▼▼▼

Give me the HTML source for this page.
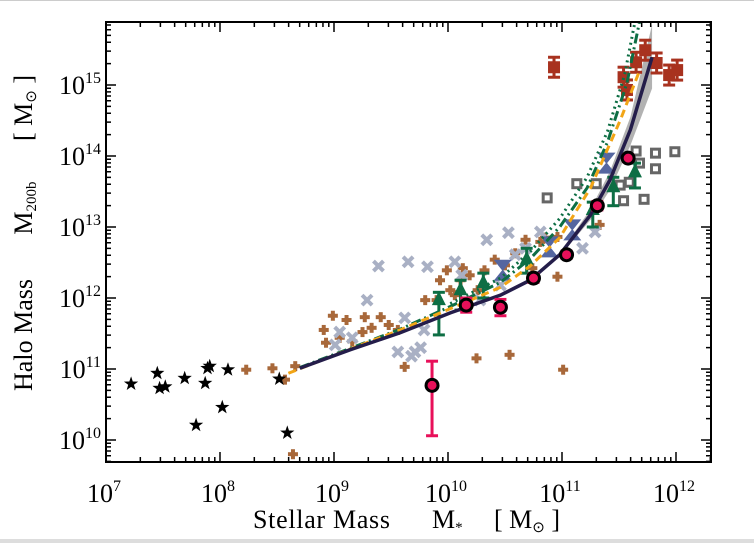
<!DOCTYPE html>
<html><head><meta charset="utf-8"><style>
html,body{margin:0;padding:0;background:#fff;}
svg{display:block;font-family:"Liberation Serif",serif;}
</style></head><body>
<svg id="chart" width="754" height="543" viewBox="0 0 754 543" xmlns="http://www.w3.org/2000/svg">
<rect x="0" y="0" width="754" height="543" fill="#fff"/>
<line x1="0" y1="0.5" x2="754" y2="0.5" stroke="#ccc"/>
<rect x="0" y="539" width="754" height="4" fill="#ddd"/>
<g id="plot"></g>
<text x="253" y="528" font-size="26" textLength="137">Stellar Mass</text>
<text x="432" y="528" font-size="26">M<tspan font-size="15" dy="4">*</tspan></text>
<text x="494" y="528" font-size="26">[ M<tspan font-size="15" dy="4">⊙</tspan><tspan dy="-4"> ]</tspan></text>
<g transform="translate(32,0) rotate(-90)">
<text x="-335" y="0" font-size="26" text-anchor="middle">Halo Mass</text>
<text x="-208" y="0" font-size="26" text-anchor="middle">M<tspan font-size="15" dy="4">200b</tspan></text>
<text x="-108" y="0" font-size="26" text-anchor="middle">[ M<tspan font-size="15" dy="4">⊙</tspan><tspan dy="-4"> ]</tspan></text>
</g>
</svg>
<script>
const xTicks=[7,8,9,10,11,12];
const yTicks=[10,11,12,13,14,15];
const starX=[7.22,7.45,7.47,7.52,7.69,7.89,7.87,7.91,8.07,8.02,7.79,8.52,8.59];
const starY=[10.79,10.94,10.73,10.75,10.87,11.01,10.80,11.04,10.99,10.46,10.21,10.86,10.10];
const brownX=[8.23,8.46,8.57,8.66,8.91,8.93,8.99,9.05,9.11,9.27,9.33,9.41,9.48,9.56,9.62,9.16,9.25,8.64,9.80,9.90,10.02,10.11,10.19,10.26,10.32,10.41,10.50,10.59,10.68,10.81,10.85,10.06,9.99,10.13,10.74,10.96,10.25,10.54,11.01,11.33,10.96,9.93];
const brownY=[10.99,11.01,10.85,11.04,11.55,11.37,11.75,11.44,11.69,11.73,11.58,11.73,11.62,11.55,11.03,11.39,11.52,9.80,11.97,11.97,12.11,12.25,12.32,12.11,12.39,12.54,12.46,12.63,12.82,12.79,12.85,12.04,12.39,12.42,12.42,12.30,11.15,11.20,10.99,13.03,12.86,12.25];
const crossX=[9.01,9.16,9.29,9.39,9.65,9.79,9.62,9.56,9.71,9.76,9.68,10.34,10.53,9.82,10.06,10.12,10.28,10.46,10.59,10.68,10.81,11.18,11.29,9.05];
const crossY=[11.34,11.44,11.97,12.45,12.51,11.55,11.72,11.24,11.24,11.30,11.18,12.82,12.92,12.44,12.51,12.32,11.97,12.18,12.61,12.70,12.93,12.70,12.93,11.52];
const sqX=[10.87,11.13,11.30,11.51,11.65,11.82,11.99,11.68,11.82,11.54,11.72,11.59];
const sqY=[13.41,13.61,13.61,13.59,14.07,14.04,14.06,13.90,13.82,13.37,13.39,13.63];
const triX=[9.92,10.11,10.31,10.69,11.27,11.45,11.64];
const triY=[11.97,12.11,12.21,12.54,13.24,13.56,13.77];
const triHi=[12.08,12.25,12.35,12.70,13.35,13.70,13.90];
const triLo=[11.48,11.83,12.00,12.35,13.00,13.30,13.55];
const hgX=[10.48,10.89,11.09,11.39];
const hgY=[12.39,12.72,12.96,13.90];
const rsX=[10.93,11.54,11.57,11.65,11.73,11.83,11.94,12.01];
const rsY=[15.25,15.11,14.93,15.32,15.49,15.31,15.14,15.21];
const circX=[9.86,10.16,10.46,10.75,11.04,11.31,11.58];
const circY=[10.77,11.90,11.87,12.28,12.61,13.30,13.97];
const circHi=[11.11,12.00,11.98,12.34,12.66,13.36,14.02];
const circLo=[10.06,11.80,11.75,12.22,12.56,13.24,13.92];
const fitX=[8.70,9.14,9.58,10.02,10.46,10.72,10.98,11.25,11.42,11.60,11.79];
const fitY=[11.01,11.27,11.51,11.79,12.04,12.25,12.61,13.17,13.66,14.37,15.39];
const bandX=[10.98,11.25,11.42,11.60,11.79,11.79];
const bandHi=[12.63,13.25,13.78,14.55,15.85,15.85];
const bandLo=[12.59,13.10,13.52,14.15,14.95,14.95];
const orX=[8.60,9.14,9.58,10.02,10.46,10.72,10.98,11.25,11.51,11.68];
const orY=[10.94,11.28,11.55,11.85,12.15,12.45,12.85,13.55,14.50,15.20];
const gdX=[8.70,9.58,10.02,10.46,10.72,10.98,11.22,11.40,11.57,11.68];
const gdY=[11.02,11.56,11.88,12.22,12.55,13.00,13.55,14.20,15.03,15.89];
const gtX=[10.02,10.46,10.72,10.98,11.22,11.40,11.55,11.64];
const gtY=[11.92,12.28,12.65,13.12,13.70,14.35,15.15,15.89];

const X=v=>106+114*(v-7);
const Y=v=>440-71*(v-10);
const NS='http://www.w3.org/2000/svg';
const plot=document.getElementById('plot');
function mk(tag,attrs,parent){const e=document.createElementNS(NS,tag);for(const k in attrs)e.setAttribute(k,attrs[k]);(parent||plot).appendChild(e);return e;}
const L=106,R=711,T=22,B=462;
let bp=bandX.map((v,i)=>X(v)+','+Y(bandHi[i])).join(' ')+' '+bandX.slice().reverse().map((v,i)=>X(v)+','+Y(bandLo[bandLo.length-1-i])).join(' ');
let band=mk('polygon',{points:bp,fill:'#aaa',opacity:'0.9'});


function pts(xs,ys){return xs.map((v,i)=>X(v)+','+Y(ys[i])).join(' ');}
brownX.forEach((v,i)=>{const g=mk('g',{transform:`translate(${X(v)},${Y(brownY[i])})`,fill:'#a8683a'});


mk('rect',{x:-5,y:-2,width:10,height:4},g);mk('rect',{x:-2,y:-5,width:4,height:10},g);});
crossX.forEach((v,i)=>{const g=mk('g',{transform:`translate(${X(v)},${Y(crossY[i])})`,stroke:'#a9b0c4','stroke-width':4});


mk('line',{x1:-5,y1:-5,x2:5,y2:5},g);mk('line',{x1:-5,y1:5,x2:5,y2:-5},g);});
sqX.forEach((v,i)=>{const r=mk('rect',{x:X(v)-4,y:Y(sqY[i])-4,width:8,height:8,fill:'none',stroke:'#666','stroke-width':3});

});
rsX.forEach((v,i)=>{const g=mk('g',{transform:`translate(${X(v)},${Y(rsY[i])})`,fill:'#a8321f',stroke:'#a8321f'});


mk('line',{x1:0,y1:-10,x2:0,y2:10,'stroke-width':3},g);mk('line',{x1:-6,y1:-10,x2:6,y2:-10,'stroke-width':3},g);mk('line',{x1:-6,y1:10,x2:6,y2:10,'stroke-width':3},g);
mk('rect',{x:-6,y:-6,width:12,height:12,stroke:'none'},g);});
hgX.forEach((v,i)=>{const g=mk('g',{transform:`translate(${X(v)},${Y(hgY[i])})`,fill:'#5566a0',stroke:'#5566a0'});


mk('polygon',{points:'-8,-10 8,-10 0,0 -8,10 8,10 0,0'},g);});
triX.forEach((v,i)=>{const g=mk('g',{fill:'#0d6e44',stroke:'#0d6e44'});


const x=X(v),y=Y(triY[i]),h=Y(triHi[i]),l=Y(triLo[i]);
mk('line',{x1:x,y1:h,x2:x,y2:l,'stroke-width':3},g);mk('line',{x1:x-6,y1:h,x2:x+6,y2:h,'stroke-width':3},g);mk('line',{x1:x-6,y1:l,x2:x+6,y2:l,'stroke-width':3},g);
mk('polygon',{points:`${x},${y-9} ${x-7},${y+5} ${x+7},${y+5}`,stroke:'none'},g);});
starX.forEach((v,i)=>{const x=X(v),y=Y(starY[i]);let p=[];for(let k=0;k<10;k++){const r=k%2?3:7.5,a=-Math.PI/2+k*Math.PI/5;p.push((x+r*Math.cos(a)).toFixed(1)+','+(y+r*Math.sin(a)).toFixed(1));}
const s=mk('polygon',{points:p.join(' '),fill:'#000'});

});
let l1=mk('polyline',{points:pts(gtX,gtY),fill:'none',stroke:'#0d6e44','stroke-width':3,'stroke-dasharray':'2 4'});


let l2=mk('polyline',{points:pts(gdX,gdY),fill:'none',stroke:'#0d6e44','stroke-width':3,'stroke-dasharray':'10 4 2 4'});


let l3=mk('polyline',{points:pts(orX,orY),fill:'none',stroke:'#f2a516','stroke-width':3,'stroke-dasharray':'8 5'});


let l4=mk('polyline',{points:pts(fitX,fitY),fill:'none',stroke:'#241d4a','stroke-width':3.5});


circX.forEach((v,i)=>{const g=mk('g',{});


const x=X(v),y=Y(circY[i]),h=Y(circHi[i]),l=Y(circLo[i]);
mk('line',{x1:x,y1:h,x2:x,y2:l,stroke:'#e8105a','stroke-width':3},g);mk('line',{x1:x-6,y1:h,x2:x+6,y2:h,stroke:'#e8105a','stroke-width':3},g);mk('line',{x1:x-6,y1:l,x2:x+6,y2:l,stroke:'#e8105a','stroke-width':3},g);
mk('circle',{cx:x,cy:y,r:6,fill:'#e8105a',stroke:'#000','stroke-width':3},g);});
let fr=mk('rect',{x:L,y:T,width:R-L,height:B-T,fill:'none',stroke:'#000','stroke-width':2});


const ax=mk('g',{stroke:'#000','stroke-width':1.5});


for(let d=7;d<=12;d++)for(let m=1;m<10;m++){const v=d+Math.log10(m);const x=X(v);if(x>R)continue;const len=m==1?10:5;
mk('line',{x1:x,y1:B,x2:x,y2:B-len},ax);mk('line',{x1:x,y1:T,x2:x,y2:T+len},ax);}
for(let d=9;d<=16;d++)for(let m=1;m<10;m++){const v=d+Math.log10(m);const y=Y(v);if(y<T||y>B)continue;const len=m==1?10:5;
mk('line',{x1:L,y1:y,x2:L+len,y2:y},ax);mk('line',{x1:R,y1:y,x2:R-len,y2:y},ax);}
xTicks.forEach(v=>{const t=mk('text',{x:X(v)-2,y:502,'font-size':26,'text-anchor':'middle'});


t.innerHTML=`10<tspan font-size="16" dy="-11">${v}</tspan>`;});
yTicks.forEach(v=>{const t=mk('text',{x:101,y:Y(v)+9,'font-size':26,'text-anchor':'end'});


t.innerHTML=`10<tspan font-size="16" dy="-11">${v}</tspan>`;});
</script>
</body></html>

▲▲▲
▼▼▼

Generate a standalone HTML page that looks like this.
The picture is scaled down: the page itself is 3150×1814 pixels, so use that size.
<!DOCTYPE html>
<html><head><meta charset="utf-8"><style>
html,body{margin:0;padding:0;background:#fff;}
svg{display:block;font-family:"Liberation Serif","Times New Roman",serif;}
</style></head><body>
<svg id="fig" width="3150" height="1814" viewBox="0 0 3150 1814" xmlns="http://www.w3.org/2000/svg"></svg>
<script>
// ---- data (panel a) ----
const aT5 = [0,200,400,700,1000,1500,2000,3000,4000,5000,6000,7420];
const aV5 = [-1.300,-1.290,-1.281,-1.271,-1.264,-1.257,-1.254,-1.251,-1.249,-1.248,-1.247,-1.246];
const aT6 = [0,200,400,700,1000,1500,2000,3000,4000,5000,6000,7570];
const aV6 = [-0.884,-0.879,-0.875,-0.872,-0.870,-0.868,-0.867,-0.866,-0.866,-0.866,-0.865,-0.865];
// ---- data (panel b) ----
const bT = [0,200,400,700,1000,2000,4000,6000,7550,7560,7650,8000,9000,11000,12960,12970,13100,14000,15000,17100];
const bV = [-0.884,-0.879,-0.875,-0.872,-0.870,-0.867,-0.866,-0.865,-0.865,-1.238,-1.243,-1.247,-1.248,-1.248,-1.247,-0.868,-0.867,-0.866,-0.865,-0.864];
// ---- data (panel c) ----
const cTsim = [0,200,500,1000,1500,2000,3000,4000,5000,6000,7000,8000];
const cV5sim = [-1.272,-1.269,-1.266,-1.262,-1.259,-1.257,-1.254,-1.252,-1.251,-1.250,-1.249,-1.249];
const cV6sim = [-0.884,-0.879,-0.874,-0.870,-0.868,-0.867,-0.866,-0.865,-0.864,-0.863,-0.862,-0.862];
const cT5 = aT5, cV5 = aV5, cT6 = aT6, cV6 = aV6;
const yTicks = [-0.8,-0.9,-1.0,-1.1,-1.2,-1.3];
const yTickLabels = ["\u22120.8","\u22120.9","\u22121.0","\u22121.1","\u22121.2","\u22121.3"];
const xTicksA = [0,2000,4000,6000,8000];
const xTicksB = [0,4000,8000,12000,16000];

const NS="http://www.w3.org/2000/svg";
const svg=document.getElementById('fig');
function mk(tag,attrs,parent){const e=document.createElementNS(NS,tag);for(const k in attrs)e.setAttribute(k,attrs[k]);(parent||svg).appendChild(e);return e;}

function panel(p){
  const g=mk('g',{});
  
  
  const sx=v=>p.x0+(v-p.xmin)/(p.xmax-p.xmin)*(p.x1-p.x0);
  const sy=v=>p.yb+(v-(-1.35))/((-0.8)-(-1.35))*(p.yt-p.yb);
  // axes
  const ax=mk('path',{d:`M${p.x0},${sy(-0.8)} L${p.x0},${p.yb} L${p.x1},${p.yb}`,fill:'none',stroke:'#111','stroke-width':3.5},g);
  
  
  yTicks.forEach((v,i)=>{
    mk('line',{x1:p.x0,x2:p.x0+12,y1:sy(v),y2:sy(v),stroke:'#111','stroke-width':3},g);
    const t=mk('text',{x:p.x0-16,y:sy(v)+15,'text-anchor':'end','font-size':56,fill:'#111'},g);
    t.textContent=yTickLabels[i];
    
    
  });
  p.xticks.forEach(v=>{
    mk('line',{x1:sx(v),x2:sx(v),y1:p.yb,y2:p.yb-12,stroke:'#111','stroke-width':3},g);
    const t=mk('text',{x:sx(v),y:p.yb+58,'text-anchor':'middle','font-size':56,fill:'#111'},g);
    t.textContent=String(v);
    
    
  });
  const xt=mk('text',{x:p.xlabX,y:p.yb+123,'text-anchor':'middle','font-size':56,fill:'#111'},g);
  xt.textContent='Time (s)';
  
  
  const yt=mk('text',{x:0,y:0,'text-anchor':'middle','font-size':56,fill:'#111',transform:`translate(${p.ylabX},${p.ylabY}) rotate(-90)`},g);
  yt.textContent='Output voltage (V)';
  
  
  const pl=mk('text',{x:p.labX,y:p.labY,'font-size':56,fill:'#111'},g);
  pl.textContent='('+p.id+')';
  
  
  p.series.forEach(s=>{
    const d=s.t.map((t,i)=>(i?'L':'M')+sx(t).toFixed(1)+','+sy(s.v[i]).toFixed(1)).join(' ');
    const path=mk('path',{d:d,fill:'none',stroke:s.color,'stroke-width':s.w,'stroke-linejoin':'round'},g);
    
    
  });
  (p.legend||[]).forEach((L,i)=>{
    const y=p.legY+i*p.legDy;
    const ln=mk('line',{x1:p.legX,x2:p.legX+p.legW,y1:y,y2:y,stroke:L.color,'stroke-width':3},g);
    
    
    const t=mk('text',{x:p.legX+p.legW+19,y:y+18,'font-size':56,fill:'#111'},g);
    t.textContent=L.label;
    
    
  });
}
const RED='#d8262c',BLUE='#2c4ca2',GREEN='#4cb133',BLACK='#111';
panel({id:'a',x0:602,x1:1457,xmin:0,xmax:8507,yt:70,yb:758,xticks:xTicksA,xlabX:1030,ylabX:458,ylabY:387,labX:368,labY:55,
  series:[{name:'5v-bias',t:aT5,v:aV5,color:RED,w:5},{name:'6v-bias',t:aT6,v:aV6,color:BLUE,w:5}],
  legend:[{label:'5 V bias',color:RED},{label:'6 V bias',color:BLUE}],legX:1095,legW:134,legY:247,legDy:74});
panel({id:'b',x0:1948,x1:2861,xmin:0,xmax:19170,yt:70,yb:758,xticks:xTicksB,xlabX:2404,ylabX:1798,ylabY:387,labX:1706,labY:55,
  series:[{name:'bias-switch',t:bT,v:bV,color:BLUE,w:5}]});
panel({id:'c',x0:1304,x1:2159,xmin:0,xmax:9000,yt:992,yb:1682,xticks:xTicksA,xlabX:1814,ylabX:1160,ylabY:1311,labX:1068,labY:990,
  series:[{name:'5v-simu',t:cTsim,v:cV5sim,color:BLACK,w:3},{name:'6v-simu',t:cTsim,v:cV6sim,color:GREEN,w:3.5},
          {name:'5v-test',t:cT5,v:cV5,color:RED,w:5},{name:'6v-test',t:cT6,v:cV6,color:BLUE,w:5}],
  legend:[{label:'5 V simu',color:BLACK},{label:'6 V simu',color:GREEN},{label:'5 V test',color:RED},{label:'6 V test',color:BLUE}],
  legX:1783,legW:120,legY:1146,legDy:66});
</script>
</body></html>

▲▲▲

### WORK TO DO
Tell how many lines above contain the word "this". Give the number alone.

### EXERCISE RESULT
2